(Source code of charts)
###

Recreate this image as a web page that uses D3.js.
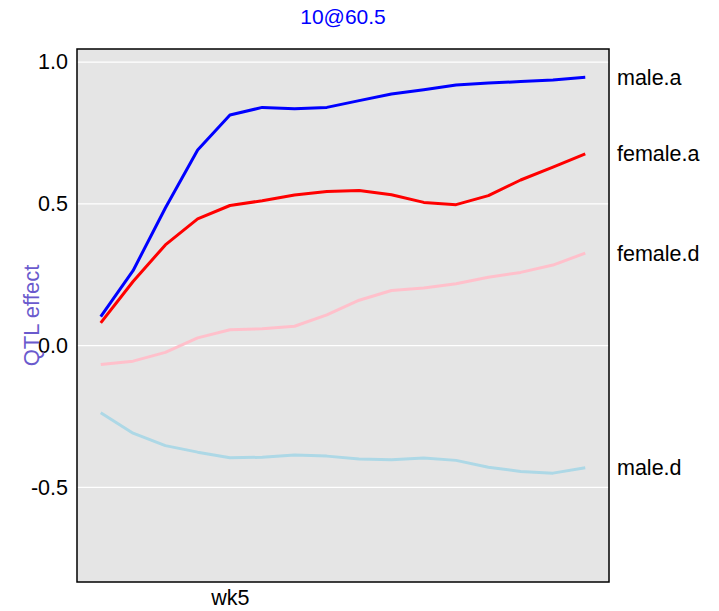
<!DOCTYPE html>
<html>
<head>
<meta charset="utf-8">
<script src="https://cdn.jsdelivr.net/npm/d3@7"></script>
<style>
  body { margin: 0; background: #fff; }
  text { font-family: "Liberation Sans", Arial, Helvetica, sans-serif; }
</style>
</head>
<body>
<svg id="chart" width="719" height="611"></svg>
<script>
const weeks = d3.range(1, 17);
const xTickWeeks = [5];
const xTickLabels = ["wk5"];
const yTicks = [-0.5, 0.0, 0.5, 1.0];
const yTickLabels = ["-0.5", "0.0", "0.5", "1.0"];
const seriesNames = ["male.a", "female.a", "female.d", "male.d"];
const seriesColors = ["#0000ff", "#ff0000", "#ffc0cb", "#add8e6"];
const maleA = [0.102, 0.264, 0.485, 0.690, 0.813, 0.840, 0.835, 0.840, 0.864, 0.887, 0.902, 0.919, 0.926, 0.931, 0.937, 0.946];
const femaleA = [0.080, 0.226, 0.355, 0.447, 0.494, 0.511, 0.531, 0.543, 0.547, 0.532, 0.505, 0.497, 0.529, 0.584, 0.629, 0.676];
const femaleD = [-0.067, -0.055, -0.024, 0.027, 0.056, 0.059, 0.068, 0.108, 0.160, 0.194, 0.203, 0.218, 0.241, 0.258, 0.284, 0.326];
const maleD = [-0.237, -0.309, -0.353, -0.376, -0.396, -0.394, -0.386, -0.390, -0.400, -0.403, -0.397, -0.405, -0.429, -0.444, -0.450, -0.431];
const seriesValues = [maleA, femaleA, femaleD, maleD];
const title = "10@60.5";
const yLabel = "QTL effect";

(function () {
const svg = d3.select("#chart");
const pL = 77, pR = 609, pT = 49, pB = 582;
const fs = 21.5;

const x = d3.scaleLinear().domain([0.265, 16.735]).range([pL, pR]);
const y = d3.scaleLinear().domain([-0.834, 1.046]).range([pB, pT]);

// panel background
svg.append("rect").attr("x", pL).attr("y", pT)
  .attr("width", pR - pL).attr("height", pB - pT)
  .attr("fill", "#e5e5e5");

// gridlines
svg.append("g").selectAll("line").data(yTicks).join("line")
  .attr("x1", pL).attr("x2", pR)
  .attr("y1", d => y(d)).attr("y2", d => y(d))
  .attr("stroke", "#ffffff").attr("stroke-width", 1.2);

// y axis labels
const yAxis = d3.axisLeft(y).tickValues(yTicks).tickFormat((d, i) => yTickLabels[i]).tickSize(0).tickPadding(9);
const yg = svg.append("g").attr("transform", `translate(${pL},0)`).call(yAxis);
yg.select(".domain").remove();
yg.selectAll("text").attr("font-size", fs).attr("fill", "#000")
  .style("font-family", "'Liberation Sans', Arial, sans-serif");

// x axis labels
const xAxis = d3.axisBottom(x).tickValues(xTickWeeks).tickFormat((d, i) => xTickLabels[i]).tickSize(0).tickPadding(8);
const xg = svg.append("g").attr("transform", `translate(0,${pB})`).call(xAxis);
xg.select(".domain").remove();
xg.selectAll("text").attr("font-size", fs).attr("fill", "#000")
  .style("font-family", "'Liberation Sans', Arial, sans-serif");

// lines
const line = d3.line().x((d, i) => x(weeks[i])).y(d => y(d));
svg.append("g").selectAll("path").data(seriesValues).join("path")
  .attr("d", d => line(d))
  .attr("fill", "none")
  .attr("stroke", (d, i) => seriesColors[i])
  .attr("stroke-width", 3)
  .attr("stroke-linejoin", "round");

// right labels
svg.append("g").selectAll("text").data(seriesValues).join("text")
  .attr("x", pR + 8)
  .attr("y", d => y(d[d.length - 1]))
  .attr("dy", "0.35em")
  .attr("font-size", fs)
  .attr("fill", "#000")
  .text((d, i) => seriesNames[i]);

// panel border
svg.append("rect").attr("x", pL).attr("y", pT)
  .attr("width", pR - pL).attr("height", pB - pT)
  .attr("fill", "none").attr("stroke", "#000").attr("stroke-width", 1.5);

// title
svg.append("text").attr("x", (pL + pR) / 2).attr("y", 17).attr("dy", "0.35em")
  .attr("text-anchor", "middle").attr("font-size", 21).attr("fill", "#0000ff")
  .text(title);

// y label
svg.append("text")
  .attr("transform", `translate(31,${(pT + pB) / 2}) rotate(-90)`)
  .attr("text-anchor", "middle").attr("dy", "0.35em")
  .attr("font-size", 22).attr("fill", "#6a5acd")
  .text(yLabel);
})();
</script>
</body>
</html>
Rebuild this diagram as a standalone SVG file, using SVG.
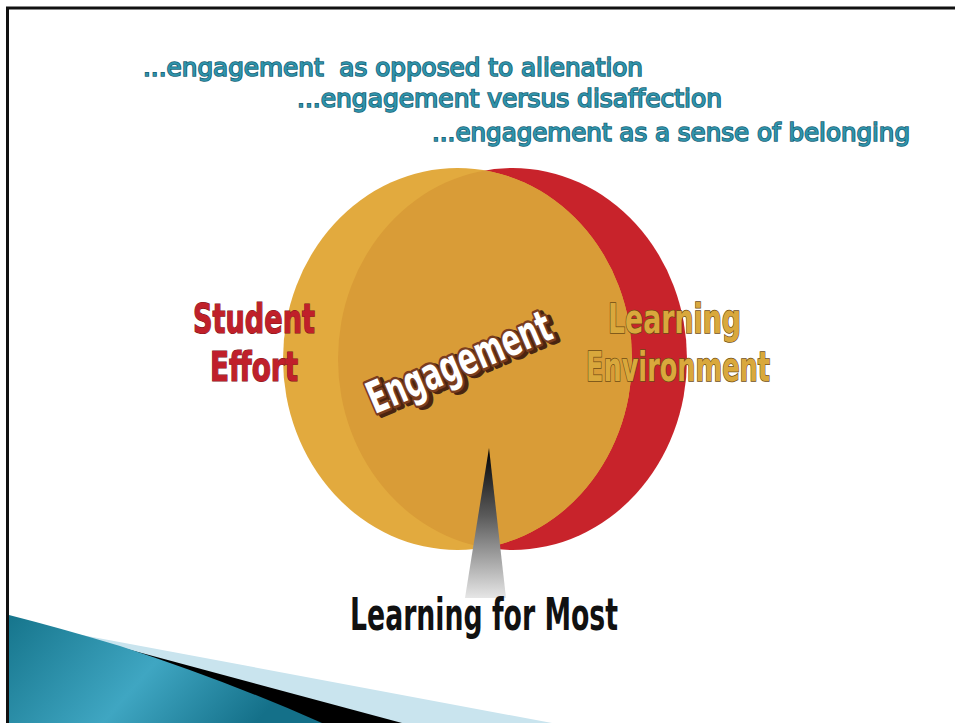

###

Directions for this task – Ignore the images and quote every line of the listing exactly.

Reply –
Recreate this image as a web page that uses D3.js.
<!DOCTYPE html>
<html>
<head>
<meta charset="utf-8">
<script src="https://cdn.jsdelivr.net/npm/d3@7"></script>
<style>
  body { margin: 0; background: #fff; }
  text { font-family: "Liberation Sans", Arial, Helvetica, sans-serif; }
</style>
</head>
<body>
<svg id="chart" width="719" height="611"></svg>
<script>
const weeks = d3.range(1, 17);
const xTickWeeks = [5];
const xTickLabels = ["wk5"];
const yTicks = [-0.5, 0.0, 0.5, 1.0];
const yTickLabels = ["-0.5", "0.0", "0.5", "1.0"];
const seriesNames = ["male.a", "female.a", "female.d", "male.d"];
const seriesColors = ["#0000ff", "#ff0000", "#ffc0cb", "#add8e6"];
const maleA = [0.102, 0.264, 0.485, 0.690, 0.813, 0.840, 0.835, 0.840, 0.864, 0.887, 0.902, 0.919, 0.926, 0.931, 0.937, 0.946];
const femaleA = [0.080, 0.226, 0.355, 0.447, 0.494, 0.511, 0.531, 0.543, 0.547, 0.532, 0.505, 0.497, 0.529, 0.584, 0.629, 0.676];
const femaleD = [-0.067, -0.055, -0.024, 0.027, 0.056, 0.059, 0.068, 0.108, 0.160, 0.194, 0.203, 0.218, 0.241, 0.258, 0.284, 0.326];
const maleD = [-0.237, -0.309, -0.353, -0.376, -0.396, -0.394, -0.386, -0.390, -0.400, -0.403, -0.397, -0.405, -0.429, -0.444, -0.450, -0.431];
const seriesValues = [maleA, femaleA, femaleD, maleD];
const title = "10@60.5";
const yLabel = "QTL effect";

(function () {
const svg = d3.select("#chart");
const pL = 77, pR = 609, pT = 49, pB = 582;
const fs = 21.5;

const x = d3.scaleLinear().domain([0.265, 16.735]).range([pL, pR]);
const y = d3.scaleLinear().domain([-0.834, 1.046]).range([pB, pT]);

// panel background
svg.append("rect").attr("x", pL).attr("y", pT)
  .attr("width", pR - pL).attr("height", pB - pT)
  .attr("fill", "#e5e5e5");

// gridlines
svg.append("g").selectAll("line").data(yTicks).join("line")
  .attr("x1", pL).attr("x2", pR)
  .attr("y1", d => y(d)).attr("y2", d => y(d))
  .attr("stroke", "#ffffff").attr("stroke-width", 1.2);

// y axis labels
const yAxis = d3.axisLeft(y).tickValues(yTicks).tickFormat((d, i) => yTickLabels[i]).tickSize(0).tickPadding(9);
const yg = svg.append("g").attr("transform", `translate(${pL},0)`).call(yAxis);
yg.select(".domain").remove();
yg.selectAll("text").attr("font-size", fs).attr("fill", "#000")
  .style("font-family", "'Liberation Sans', Arial, sans-serif");

// x axis labels
const xAxis = d3.axisBottom(x).tickValues(xTickWeeks).tickFormat((d, i) => xTickLabels[i]).tickSize(0).tickPadding(8);
const xg = svg.append("g").attr("transform", `translate(0,${pB})`).call(xAxis);
xg.select(".domain").remove();
xg.selectAll("text").attr("font-size", fs).attr("fill", "#000")
  .style("font-family", "'Liberation Sans', Arial, sans-serif");

// lines
const line = d3.line().x((d, i) => x(weeks[i])).y(d => y(d));
svg.append("g").selectAll("path").data(seriesValues).join("path")
  .attr("d", d => line(d))
  .attr("fill", "none")
  .attr("stroke", (d, i) => seriesColors[i])
  .attr("stroke-width", 3)
  .attr("stroke-linejoin", "round");

// right labels
svg.append("g").selectAll("text").data(seriesValues).join("text")
  .attr("x", pR + 8)
  .attr("y", d => y(d[d.length - 1]))
  .attr("dy", "0.35em")
  .attr("font-size", fs)
  .attr("fill", "#000")
  .text((d, i) => seriesNames[i]);

// panel border
svg.append("rect").attr("x", pL).attr("y", pT)
  .attr("width", pR - pL).attr("height", pB - pT)
  .attr("fill", "none").attr("stroke", "#000").attr("stroke-width", 1.5);

// title
svg.append("text").attr("x", (pL + pR) / 2).attr("y", 17).attr("dy", "0.35em")
  .attr("text-anchor", "middle").attr("font-size", 21).attr("fill", "#0000ff")
  .text(title);

// y label
svg.append("text")
  .attr("transform", `translate(31,${(pT + pB) / 2}) rotate(-90)`)
  .attr("text-anchor", "middle").attr("dy", "0.35em")
  .attr("font-size", 22).attr("fill", "#6a5acd")
  .text(yLabel);
})();
</script>
</body>
</html>
Rebuild this diagram as a standalone SVG file, using SVG.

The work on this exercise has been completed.